Trump, whose character and temperament rendered him unfit and unsuitable to be president, behaved shamelessly yet again as the Capitol, the citadel of American democracy, was besieged by rioters. On social media, his favorite means of mass communication, he condoned the violence, which resulted in the death of one protester, and praised his civilian army of resisters, whose long list of grievances can only be ignored at America’s peril.

“These are the things and events that happen when a sacred landslide election victory is so unceremoniously & viciously stripped away from great patriots who have been badly & unfairly treated for so long,” he tweeted from the Oval Office after watching footage of the unfolding events near the White House. “Go home with love & in peace. Remember this day forever!”

Mitch McConnell

Fortunately, Trump’s campaign of disinformation had no decisive effect on Congress. Although some of his supporters in the Senate and House of Representatives remained steadfastly loyal to his dangerous cause of overturning the election, two of his key allies, Vice-President Mike Pence and Senate Majority Leader Mitch McConnell, parted ways with him.

Much to their credit, they refused to cave in to his pressure to block congressional certification of Biden’s victory. Pence correctly described the siege of the Capitol as “a dark day” and McConnell accurately called it a “failed insurrection.”

Mike Pence

In the wake of these unsettling events, Congress resumed its deliberations of the electoral count and finally certified it at 4 a.m. on January 7, capping a fraught incident instigated by an unhinged president.

Still in defiant mode, Trump issued a statement shortly afterward, saying he “totally disagrees with the outcome of the election,” but promising there will be “an orderly transition” of power. Which means that the inevitable will happen: President-elect Biden will be formally inaugurated on January 20.

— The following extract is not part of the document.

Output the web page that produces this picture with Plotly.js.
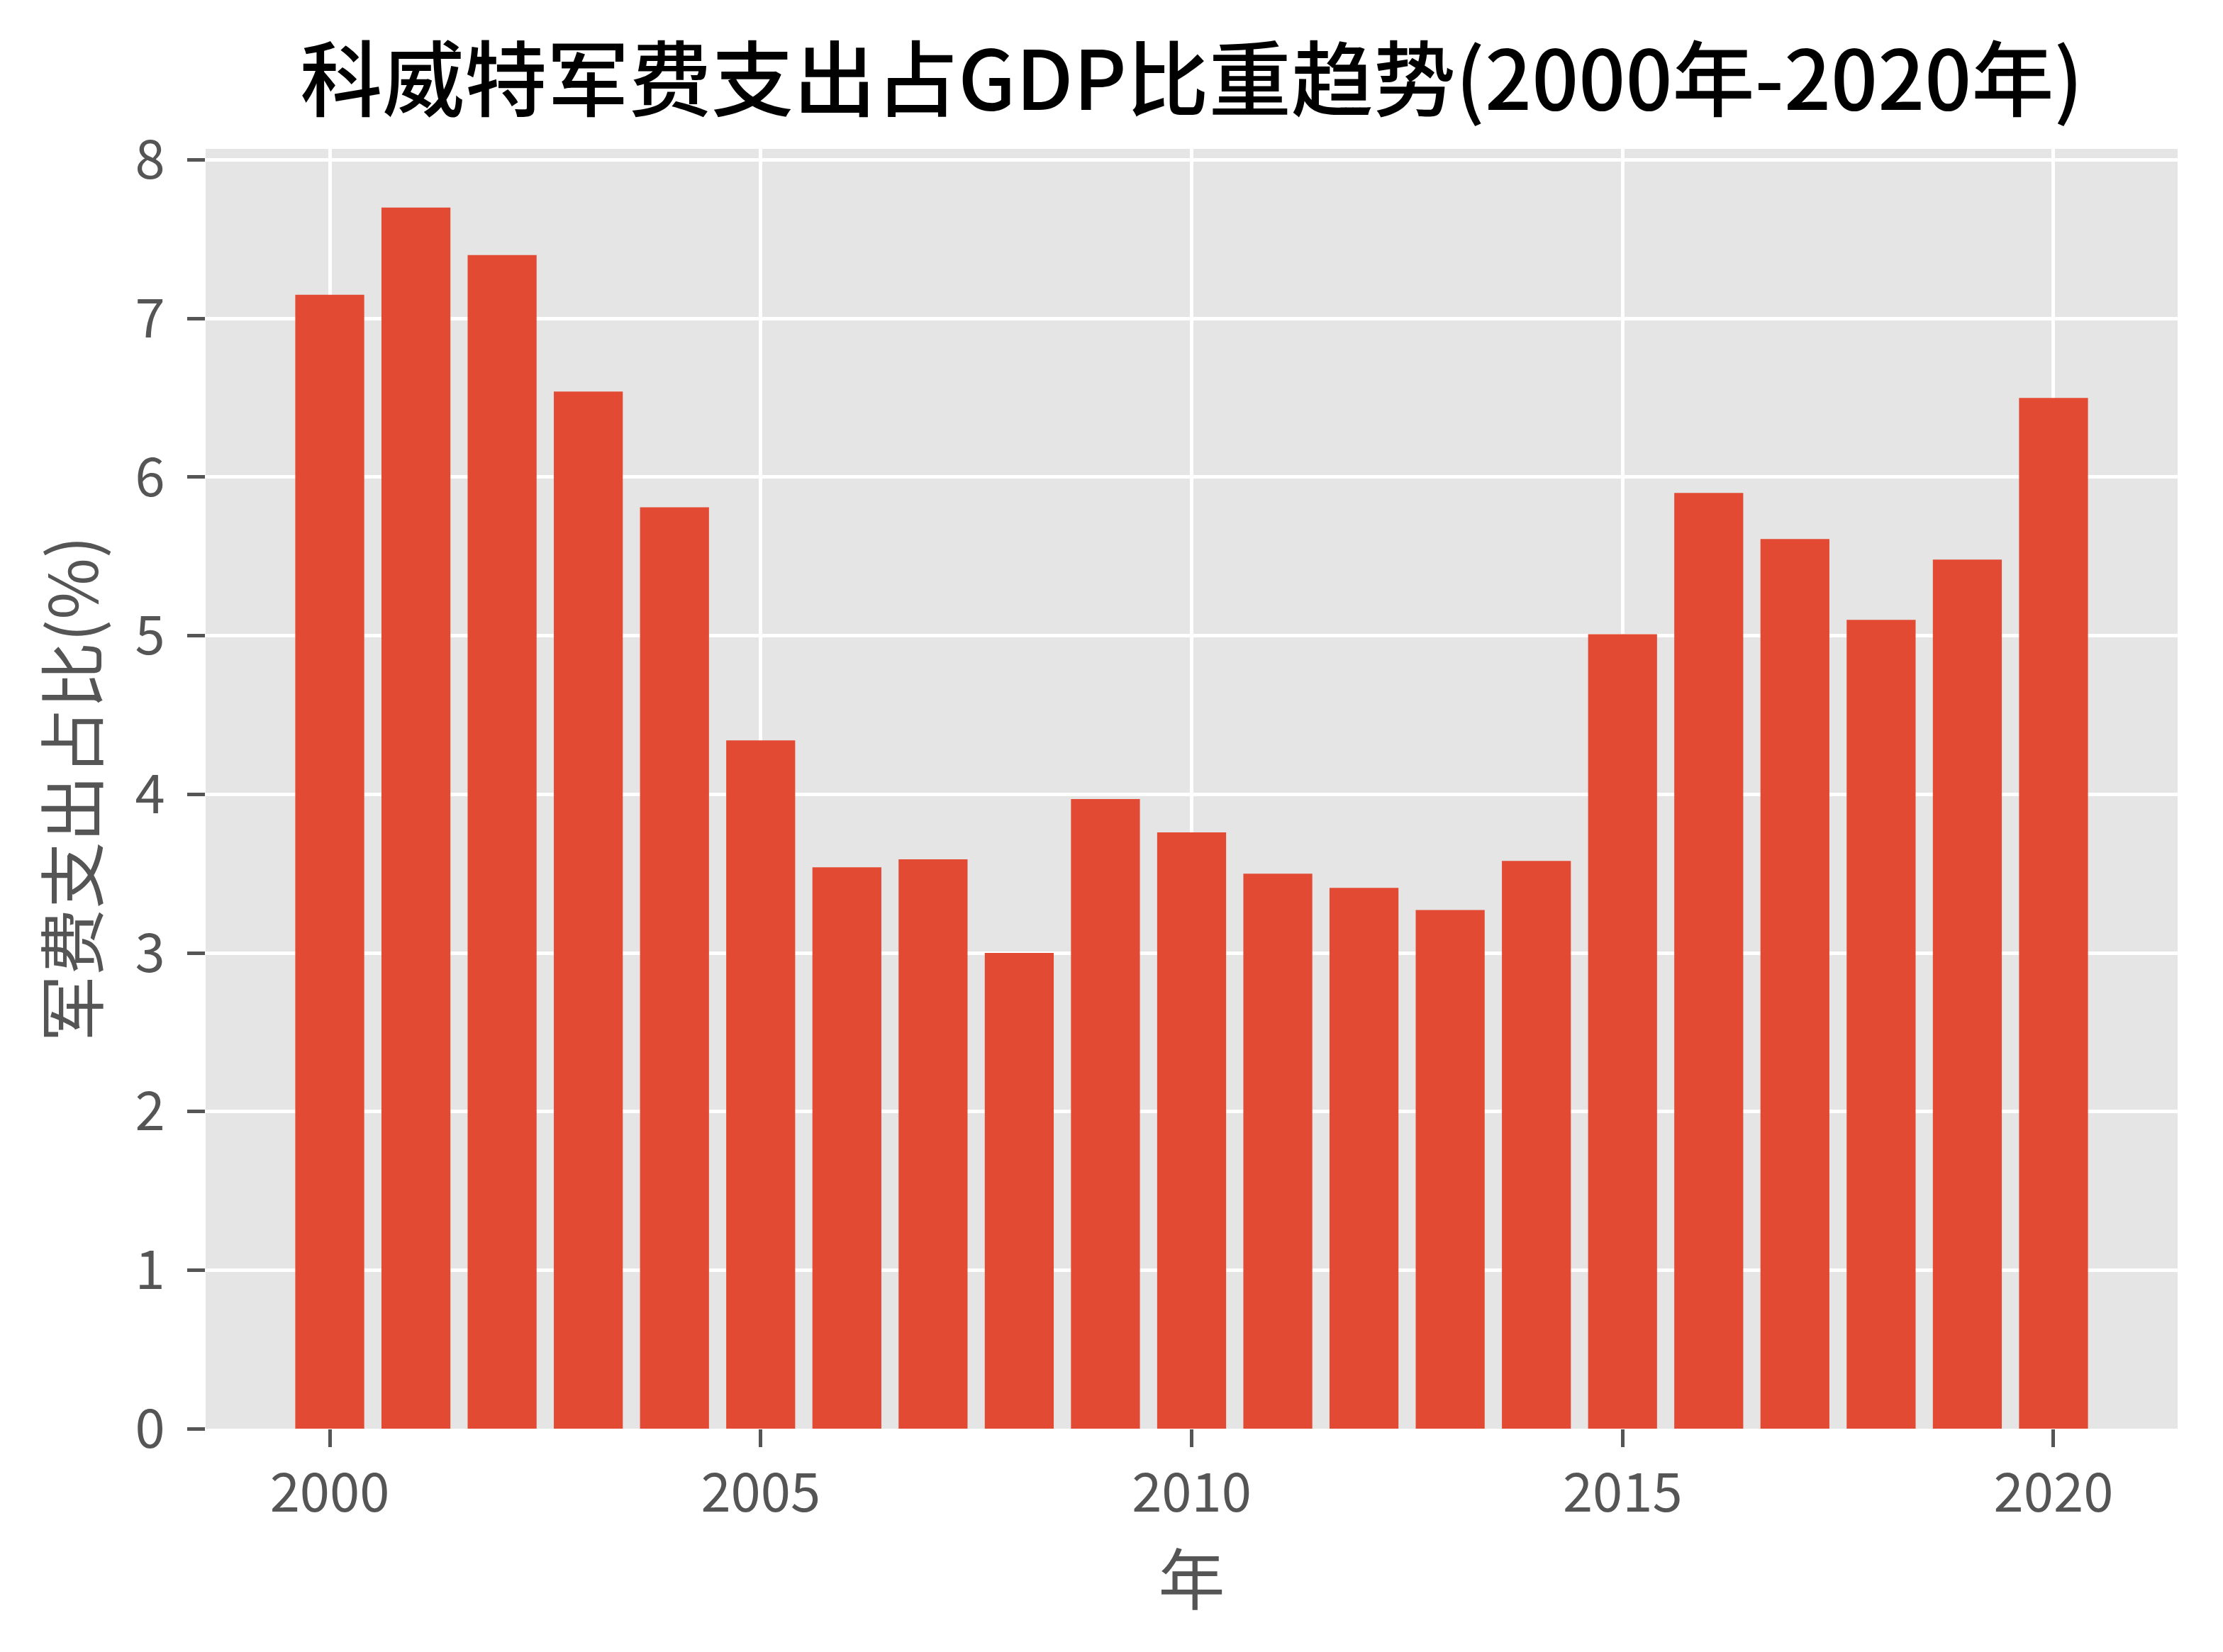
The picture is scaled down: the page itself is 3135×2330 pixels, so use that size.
<!DOCTYPE html>
<html>
<head>
<meta charset="utf-8">
<script src="https://cdn.plot.ly/plotly-3.0.1.min.js"></script>
<style>html,body{margin:0;padding:0;background:#fff;}</style>
</head>
<body>
<div id="chart" style="width:3135px;height:2330px;"></div>
<script>
const years = [2000, 2001, 2002, 2003, 2004, 2005, 2006, 2007, 2008, 2009, 2010,
               2011, 2012, 2013, 2014, 2015, 2016, 2017, 2018, 2019, 2020];
const milexShare = [7.15, 7.70, 7.40, 6.54, 5.81, 4.34, 3.54, 3.59, 3.00, 3.97, 3.76,
                    3.50, 3.41, 3.27, 3.58, 5.01, 5.90, 5.61, 5.10, 5.48, 6.50];
const xTicks = [2000, 2005, 2010, 2015, 2020];
const yTicks = [0, 1, 2, 3, 4, 5, 6, 7, 8];
const titleText = '科威特军费支出占GDP比重趋势(2000年-2020年)';
const xTitle = '年';
const yTitle = '军费支出占比(%)';

const FONT = '"Noto Sans CJK SC", "Noto Sans", sans-serif';

const data = [{
  type: 'bar',
  x: years,
  y: milexShare,
  width: 0.8,
  marker: {color: '#E24A33', line: {width: 0}},
  hoverinfo: 'x+y'
}];

const layout = {
  width: 3135,
  height: 2330,
  paper_bgcolor: '#ffffff',
  plot_bgcolor: '#E5E5E5',
  margin: {l: 290, r: 64, t: 210, b: 315, pad: 0},
  showlegend: false,
  font: {family: FONT, color: '#555555'},
  title: {
    text: titleText,
    font: {family: FONT, size: 116, color: '#000000', weight: 500},
    x: 0.5, xref: 'paper', xanchor: 'center',
    y: 1 - 114/2330, yref: 'container', yanchor: 'middle'
  },
  xaxis: {
    range: [1998.56, 2021.44],
    tickmode: 'array',
    tickvals: xTicks,
    ticktext: xTicks.map(String),
    ticks: 'outside',
    ticklen: 25,
    tickwidth: 5,
    tickcolor: '#555555',
    tickfont: {family: FONT, size: 76, color: '#555555'},
    showgrid: true,
    gridcolor: '#ffffff',
    gridwidth: 5,
    zeroline: false,
    showline: false,
    automargin: false,
    title: {text: xTitle, font: {family: FONT, size: 94, color: '#555555'}, standoff: 20}
  },
  yaxis: {
    range: [0, 8.07],
    tickmode: 'array',
    tickvals: yTicks,
    ticktext: yTicks.map(String),
    ticks: 'outside',
    ticklen: 25,
    tickwidth: 5,
    tickcolor: '#555555',
    tickfont: {family: FONT, size: 76, color: '#555555'},
    ticklabelstandoff: 16,
    showgrid: true,
    gridcolor: '#ffffff',
    gridwidth: 5,
    zeroline: false,
    showline: false,
    automargin: false,
    title: {text: yTitle, font: {family: FONT, size: 94, color: '#555555'}, standoff: 20}
  }
};

Plotly.newPlot('chart', data, layout, {displayModeBar: false, staticPlot: true});
</script>
</body>
</html>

Trump’s noxious behavior on January 6 will not be forgotten. Self-serving, narcissistic, bombastic and most certainly unpresidential, he has been one of the worst presidents ever to occupy the highest office in the land.

Top Democratic leaders have called for his immediate removal under the 25th Amendment. With the Democrats having won control of the Senate thanks to the victories of Raphael Warnock and Jon Ossoff in the Georgia runoff elections on January 5, they may be in a position to launch this drastic procedure. But with only 13 days left in Trump’s four-year term, it’s doubtful whether there is sufficient time to finish it.

For all his failings, Trump scored one major foreign policy achievement. He orchestrated Israel’s normalization agreements with the United Arab Emirates, Bahrain, Sudan and Morocco, though he abysmally failed to produce a fair, balanced and realistic proposal to resolve the Israeli-Palestinian conflict.

Benjamin Netanyahu and U.S. Treasury Secretary Steve Mnuchin in Jerusalem on January 7

As a mob descended on Capitol Hill, U.S. Treasury Secretary Steve Mnuchin and a Sudanese cabinet minister signed a document in Khartoum paving the way for Sudan to move forward toward normalizing relations with Israel in the near future. Mnuchin flew to Israel to brief Prime Minister Benjamin Netanyahu on the latest developments.

Israelis will applaud and appreciate Trump’s efforts to break barriers in the region, but the majority of Americans will regard Trump with deep distaste following the tumultuous and embarrassing events in Washington yesterday.